Melting in the Earth's deep upper mantle caused by carbon dioxide

• Published in: Nature Vol. 440; no. 7084; pp. 659 - 662
• Main Authors: Dasgupta, Rajdeep, Hirschmann, Marc M
• Format: Journal Article
• Language: English
• Published: London Nature Publishing 30.03.2006; Nature Publishing Group
• Subjects: Argon; Carbon; Carbon dioxide; Carbonates; Crystalline rocks; Earth sciences; Earth, ocean, space; Exact sciences and technology; Experimental petrology; Geology; Geophysics; Helium; Mantle; Marine; Melting; Melts; Ridges; Thorium; Upper mantle; Uranium; experimental studies; carbon dioxide; mid-ocean ridges; rheology; fluid phase; upper mantle; igneous rocks; carbonates; partial melting; high pressure; high temperature; speciation; depth; recrystallization; upwelling; plutonic rocks; ultramafics; volatile elements; metasomatism; peridotites
• ISSN: 0028-0836; 1476-4687; 1476-4679
• DOI: 10.1038/nature04612

The onset of partial melting beneath mid-ocean ridges governs the cycling of highly incompatible elements from the mantle to the crust, the flux of key volatiles (such as CO2, He and Ar) and the rheological properties of the upper mantle.

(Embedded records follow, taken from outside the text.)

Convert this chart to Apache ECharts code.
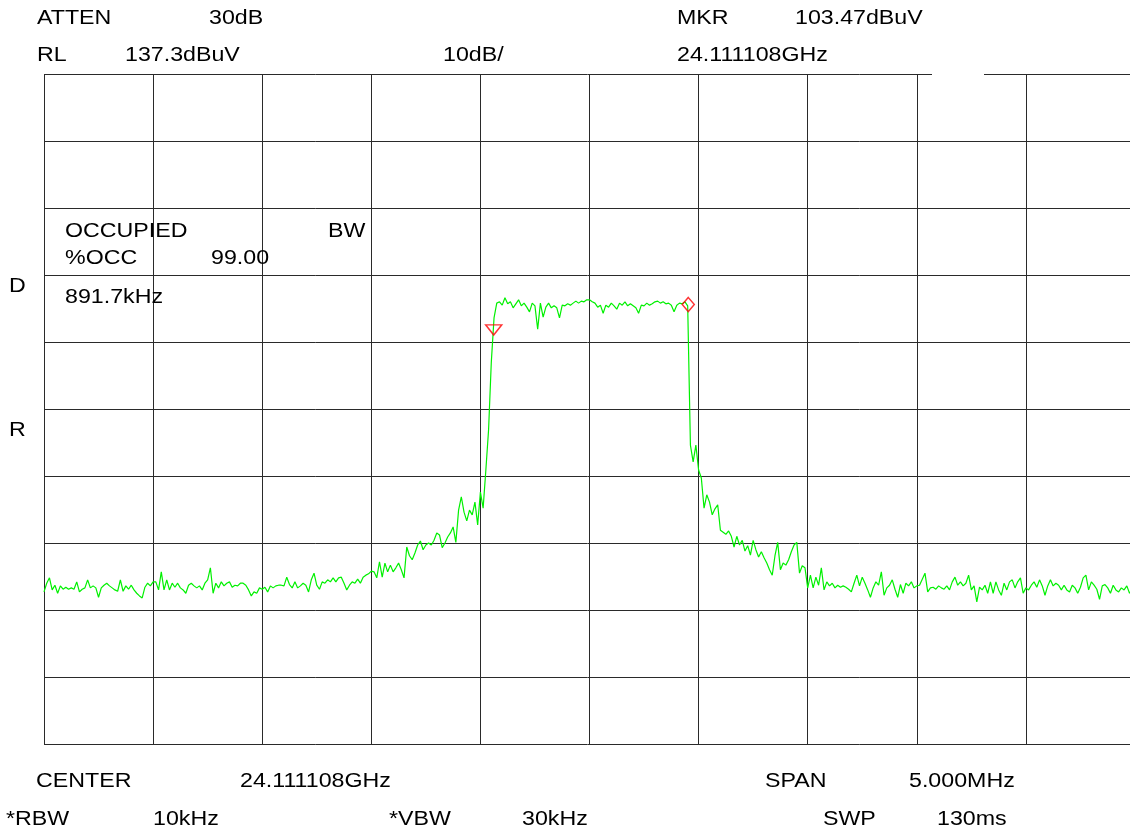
<!DOCTYPE html>
<html>
<head>
<meta charset="utf-8">
<script src="https://cdn.jsdelivr.net/npm/echarts@6/dist/echarts.min.js"></script>
<style>
  html, body { margin: 0; padding: 0; background: #fff; }
  #chart { width: 1130px; height: 834px; }
</style>
</head>
<body>
<div id="chart"></div>
<script>
// ---------- data ----------
const centerMHz = 0;          // offsets relative to CENTER 24.111108 GHz
const spanMHz = 5.0;
const sweepPoints = 401;
// trace level in dBuV, one value per sweep point
const traceLevels = [
  60.0, 61.3, 62.1, 60.3, 61.0, 59.8, 60.9, 60.4, 60.7, 60.4,
  60.6, 60.4, 61.5, 60.0, 60.4, 60.6, 61.8, 60.6, 60.9, 60.6,
  59.2, 60.6, 61.0, 61.3, 60.9, 60.6, 60.3, 60.1, 61.8, 60.1,
  60.9, 60.4, 61.0, 60.3, 59.8, 59.4, 59.1, 60.7, 61.3, 60.9,
  61.5, 61.5, 60.3, 63.0, 60.3, 61.8, 60.3, 61.3, 60.7, 61.3,
  60.6, 60.3, 59.8, 61.0, 61.3, 60.9, 60.6, 60.9, 60.3, 61.3,
  61.8, 63.6, 59.8, 61.3, 60.6, 61.5, 60.9, 61.3, 61.5, 60.7,
  61.0, 60.9, 61.3, 61.3, 61.0, 60.3, 59.4, 60.0, 59.8, 60.6,
  60.4, 60.7, 60.0, 60.9, 60.6, 60.9, 61.0, 61.0, 60.9, 62.2,
  61.1, 60.6, 61.5, 60.6, 60.9, 61.3, 61.0, 60.0, 61.8, 62.8,
  61.0, 60.4, 61.5, 61.3, 61.8, 61.5, 62.1, 61.5, 62.1, 62.2,
  61.3, 60.3, 61.0, 61.5, 61.3, 61.9, 61.3, 62.2, 62.5, 62.7,
  63.1, 63.0, 62.1, 64.5, 62.2, 64.3, 63.0, 64.0, 63.0, 63.6,
  64.3, 63.3, 62.1, 66.7, 65.4, 64.8, 65.8, 67.0, 67.6, 66.3,
  67.0, 67.3, 67.0, 67.7, 68.8, 68.5, 66.6, 67.3, 68.2, 68.8,
  69.7, 67.4, 72.2, 74.2, 71.9, 70.6, 72.2, 71.5, 73.4, 70.0,
  74.9, 72.5, 78.2, 84.2, 94.3, 100.9, 103.1, 103.3, 102.8, 103.9,
  103.0, 103.3, 102.4, 103.0, 103.6, 102.7, 103.1, 102.5, 101.8, 103.1,
  102.7, 99.2, 103.1, 101.0, 102.5, 103.1, 102.4, 102.7, 102.4, 100.9,
  102.8, 102.7, 103.0, 102.8, 103.1, 103.4, 103.1, 103.4, 103.3, 103.6,
  103.6, 103.3, 103.1, 102.5, 102.8, 101.6, 102.8, 102.5, 103.1, 102.7,
  102.2, 103.1, 102.8, 103.3, 102.7, 103.0, 102.7, 102.4, 101.6, 102.8,
  102.7, 103.1, 102.8, 103.0, 103.3, 103.4, 103.1, 103.3, 103.0, 103.1,
  102.8, 101.8, 102.8, 103.1, 103.0, 103.3, 102.7, 81.9, 79.4, 81.9,
  78.2, 77.0, 72.5, 74.5, 73.4, 71.5, 72.4, 73.0, 69.2, 68.9,
  68.6, 69.1, 68.3, 66.7, 68.3, 67.0, 67.7, 66.1, 66.9, 65.5,
  67.7, 66.3, 65.2, 66.0, 65.1, 64.3, 63.3, 62.5, 65.4, 67.4,
  63.3, 64.3, 64.0, 64.8, 66.0, 67.0, 67.4, 62.8, 63.9, 63.6,
  60.6, 62.5, 60.6, 62.2, 61.0, 63.6, 60.3, 61.5, 60.9, 61.3,
  60.6, 61.0, 60.7, 60.9, 60.7, 60.4, 60.0, 61.3, 62.5, 60.9,
  62.2, 61.3, 60.3, 59.2, 60.6, 61.5, 61.0, 63.0, 59.5, 60.6,
  61.0, 61.8, 60.4, 59.2, 61.1, 59.8, 61.3, 60.9, 61.5, 60.6,
  60.9, 61.0, 61.9, 62.8, 60.0, 60.6, 60.7, 60.4, 60.9, 60.6,
  60.4, 60.9, 60.3, 61.5, 62.2, 61.0, 61.5, 60.9, 61.3, 62.5,
  60.3, 60.9, 58.5, 60.7, 60.3, 61.0, 59.8, 61.5, 59.8, 61.5,
  60.3, 59.5, 61.3, 60.3, 61.5, 61.8, 60.6, 61.5, 62.1, 59.8,
  60.6, 60.3, 61.0, 61.5, 60.7, 61.8, 60.9, 59.5, 60.9, 61.8,
  60.9, 61.3, 61.0, 60.3, 61.0, 60.3, 60.0, 61.0, 60.6, 59.8,
  60.7, 62.1, 62.5, 60.3, 61.5, 61.0, 60.4, 58.9, 60.9, 61.1,
  60.6, 59.8, 61.0, 60.3, 60.0, 60.6, 60.3, 60.9, 59.8, 60.4,
  60.7
];
// markers: OBW lower edge (triangle) and MKR (diamond); offsets in MHz, levels in dBuV
const markerFreqs = [-0.439, 0.4527];
const markerLevels = [99.1, 102.9];
const markerKinds = ['obw', 'mkr'];
// axis scale
const refLevel = 137.3;       // RL dBuV
const dbPerDiv = 10;
const divisions = 10;

// texts
const topLabels = ['ATTEN', '30dB', 'MKR', '103.47dBuV', 'RL', '137.3dBuV', '10dB/', '24.111108GHz'];
const obwLabels = ['OCCUPIED', 'BW', '%OCC', '99.00', '891.7kHz'];
const sideLabels = ['D', 'R'];
const bottomLabels = ['CENTER', '24.111108GHz', 'SPAN', '5.000MHz', '*RBW', '10kHz', '*VBW', '30kHz', 'SWP', '130ms'];

// ---------- build ----------
const startMHz = centerMHz - spanMHz / 2;
const stopMHz = centerMHz + spanMHz / 2;
const traceData = traceLevels.map((v, i) => [startMHz + i * spanMHz / (sweepPoints - 1), v]);
const markerData = markerFreqs.map((f, i) => ({
  value: [f, markerLevels[i]],
  symbol: markerKinds[i] === 'obw' ? 'triangle' : 'diamond',
  symbolRotate: markerKinds[i] === 'obw' ? 180 : 0,
  symbolSize: markerKinds[i] === 'obw' ? [16, 10] : [12, 14]
}));

const FONT = '20px "Liberation Sans", Arial, sans-serif';
const SX = 1.16;
function txt(s, x, y) {
  return { type: 'text', x: x, y: y, scaleX: SX, z: 20,
    style: { text: s, font: FONT, fill: '#000', align: 'left', verticalAlign: 'middle' } };
}
const topPos = [[37, 18], [209, 18], [677, 18], [795, 18], [37, 55], [125, 55], [443, 55], [677, 55]];
const obwPos = [[65, 231], [328, 231], [65, 258], [211, 258], [65, 297]];
const sidePos = [[9, 286], [9, 430]];
const botPos = [[36, 781], [240, 781], [765, 781], [909, 781], [6, 819], [153, 819], [389, 819], [522, 819], [823, 819], [937, 819]];

const graphics = [];
topLabels.forEach((s, i) => graphics.push(txt(s, topPos[i][0], topPos[i][1])));
obwLabels.forEach((s, i) => graphics.push(txt(s, obwPos[i][0], obwPos[i][1])));
sideLabels.forEach((s, i) => graphics.push(txt(s, sidePos[i][0], sidePos[i][1])));
bottomLabels.forEach((s, i) => graphics.push(txt(s, botPos[i][0], botPos[i][1])));
// gap in the top border
graphics.push({ type: 'rect', z: 15, shape: { x: 932, y: 71, width: 52, height: 6 }, style: { fill: '#fff' } });

const gridColor = '#2a2a2a';
const chart = echarts.init(document.getElementById('chart'), null, { renderer: 'canvas' });
chart.setOption({
  animation: false,
  backgroundColor: '#fff',
  grid: { left: 44, top: 74, width: 1091, height: 670, containLabel: false, outerBoundsMode: 'none' },
  xAxis: {
    type: 'value', min: startMHz, max: stopMHz, interval: spanMHz / divisions,
    axisLine: { show: false }, axisTick: { show: false }, axisLabel: { show: false },
    splitLine: { show: true, lineStyle: { color: gridColor, width: 1 } }
  },
  yAxis: {
    type: 'value', min: refLevel - dbPerDiv * divisions, max: refLevel, interval: dbPerDiv,
    axisLine: { show: false }, axisTick: { show: false }, axisLabel: { show: false },
    splitLine: { show: true, lineStyle: { color: gridColor, width: 1 } }
  },
  graphic: graphics,
  series: [
    {
      type: 'line', data: traceData, showSymbol: false, symbol: 'none', z: 3,
      lineStyle: { color: '#00f000', width: 1.2 }
    },
    {
      type: 'scatter', data: markerData, z: 5,
      itemStyle: { color: 'rgba(255,255,255,0)', borderColor: '#ff0000', borderWidth: 1.5 }
    }
  ]
});
</script>
</body>
</html>
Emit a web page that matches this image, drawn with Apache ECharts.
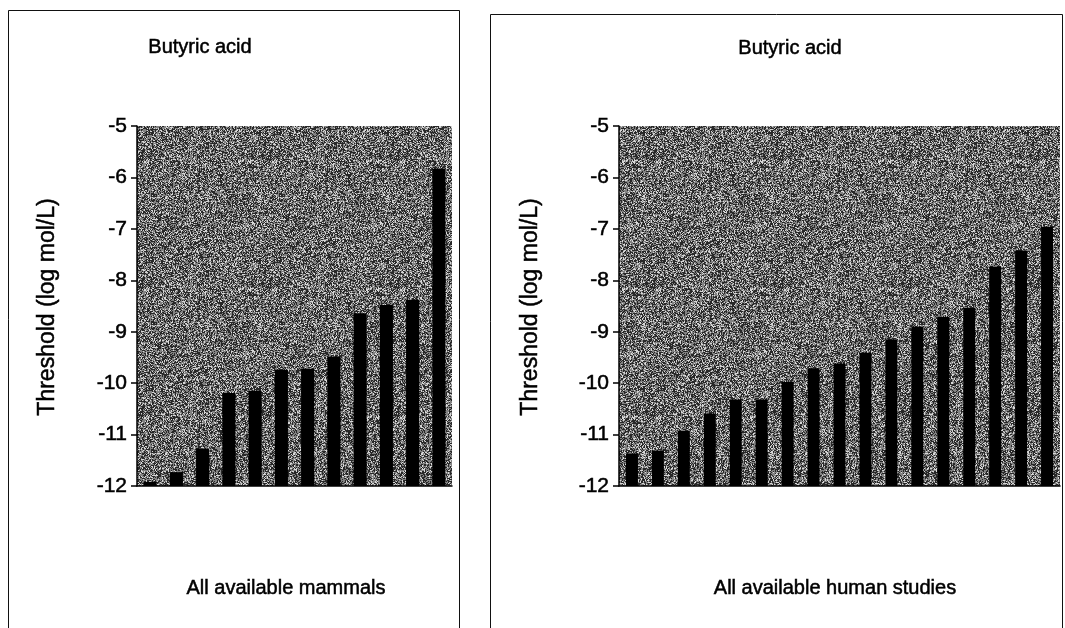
<!DOCTYPE html>
<html>
<head>
<meta charset="utf-8">
<script src="https://cdn.jsdelivr.net/npm/echarts@6/dist/echarts.min.js"></script>
<style>
html,body{margin:0;padding:0;background:#fff;}
#chart{width:1065px;height:628px;}
</style>
</head>
<body>
<div id="chart"></div>
<script>
// ---- data ----
const titleText = 'Butyric acid';
const yAxisTitle = 'Threshold (log mol/L)';
const mammalsLabel = 'All available mammals';
const humansLabel = 'All available human studies';
const yTicks = [-12, -11, -10, -9, -8, -7, -6, -5];
const mammalsValues = [-11.92, -11.73, -11.27, -10.19, -10.15, -9.74, -9.72, -9.48, -8.64, -8.48, -8.38, -5.83];
const humansValues = [-11.37, -11.31, -10.93, -10.59, -10.32, -10.32, -9.98, -9.71, -9.62, -9.41, -9.15, -8.90, -8.71, -8.54, -7.73, -7.42, -6.96];

// ---- helpers ----
const axisMin = yTicks[0];
const axisMax = yTicks[yTicks.length - 1];
const mammalsCats = mammalsValues.map((_, i) => 'M' + (i + 1));
const humansCats = humansValues.map((_, i) => 'H' + (i + 1));
// bars rise from the bottom of the axis (-12): store height above the axis floor
const fromFloor = arr => arr.map(v => +(v - axisMin).toFixed(4));

// speckled grey texture for the plot backgrounds (deterministic hash, purely decorative)
function makeTexture() {
  const n = 128;
  const c = document.createElement('canvas');
  c.width = n; c.height = n;
  const ctx = c.getContext('2d');
  const img = ctx.createImageData(n, n);
  for (let y = 0; y < n; y++) {
    for (let x = 0; x < n; x++) {
      let h = (x * 374761393 + y * 668265263) | 0;
      h = Math.imul(h ^ (h >>> 13), 1274126177);
      h = (h ^ (h >>> 16)) >>> 0;
      const f = h / 4294967296;
      const g = f < 0.42 ? 40 : (f < 0.82 ? 130 : 215);
      const k = (y * n + x) * 4;
      img.data[k] = g; img.data[k + 1] = g; img.data[k + 2] = g; img.data[k + 3] = 255;
    }
  }
  ctx.putImageData(img, 0, 0);
  return c;
}
const texture = { image: makeTexture(), repeat: 'repeat' };

const FONT = "'Liberation Sans', Arial, sans-serif";
const textStyleBase = { fontFamily: FONT, fontSize: 20, fill: '#000', stroke: '#000', lineWidth: 0.5 };

const chart = echarts.init(document.getElementById('chart'), null, { renderer: 'canvas' });

const grids = [
  { left: 137, top: 126, width: 315, height: 360 },
  { left: 619, top: 126, width: 441, height: 360 }
];

function yAxisFor(gi) {
  return {
    type: 'value', gridIndex: gi,
    min: 0, max: axisMax - axisMin, interval: 1,
    axisLine: { show: true, lineStyle: { color: '#000', width: 1.5 } },
    axisTick: { show: true, length: 6, lineStyle: { color: '#000', width: 1.5 } },
    splitLine: { show: false },
    axisLabel: {
      color: '#000', fontFamily: FONT, fontSize: 21, margin: 10,
      textBorderColor: '#000', textBorderWidth: 0.5,
      formatter: v => String(Math.round(v + axisMin))
    }
  };
}
function xAxisFor(gi, cats) {
  return {
    type: 'category', gridIndex: gi, data: cats,
    axisLine: { show: true, onZero: false, lineStyle: { color: '#000', width: 1.5 } },
    axisTick: { show: false },
    axisLabel: { show: false },
    splitLine: { show: false }
  };
}

const t = (txt, x, y, extra, rot) => ({
  type: 'text', x: x, y: y, rotation: rot || 0,
  style: Object.assign({ text: txt, textAlign: 'center', textVerticalAlign: 'middle' }, textStyleBase, extra || {})
});

chart.setOption({
  animation: false,
  backgroundColor: '#fff',
  grid: grids.map(g => Object.assign({ show: true, backgroundColor: texture, borderWidth: 0, containLabel: false }, g)),
  xAxis: [xAxisFor(0, mammalsCats), xAxisFor(1, humansCats)],
  yAxis: [yAxisFor(0), yAxisFor(1)],
  series: [
    { type: 'bar', xAxisIndex: 0, yAxisIndex: 0, data: fromFloor(mammalsValues), barWidth: '50%', itemStyle: { color: '#000' } },
    { type: 'bar', xAxisIndex: 1, yAxisIndex: 1, data: fromFloor(humansValues), barWidth: '46%', itemStyle: { color: '#000' } }
  ],
  graphic: [
    { type: 'rect', shape: { x: 8.5, y: 10.5, width: 451, height: 660 }, style: { fill: 'none', stroke: '#111', lineWidth: 1 } },
    { type: 'rect', shape: { x: 490.5, y: 14.5, width: 572, height: 660 }, style: { fill: 'none', stroke: '#111', lineWidth: 1 } },
    t(titleText, 200, 47),
    t(titleText, 790, 48),
    t(yAxisTitle, 48, 307, { fontSize: 23 }, Math.PI / 2),
    t(yAxisTitle, 531, 307, { fontSize: 23 }, Math.PI / 2),
    t(mammalsLabel, 286, 588),
    t(humansLabel, 835, 588)
  ]
});
</script>
</body>
</html>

Geophysical observations indicate that melting beneath ridges begins at depths approaching 300 km, but the cause of this melting has remained unclear. Here we determine the solidus of carbonated peridotite from 3 to 10 GPa and demonstrate that melting beneath ridges may occur at depths up to 330 km, producing 0.03–0.3% carbonatite liquid. We argue that these melts promote recrystallization and realignment of the mineral matrix, which may explain the geophysical observations. Extraction of incipient carbonatite melts from deep within the oceanic mantle produces an abundant source of metasomatic fluids and a vast mantle residue depleted in highly incompatible elements and fractionated in key parent-daughter elements. We infer that carbon, helium, argon and highly incompatible heat-producing elements (such as uranium, thorium and potassium) are efficiently scavenged from depths of ∼200–330 km in the upper mantle.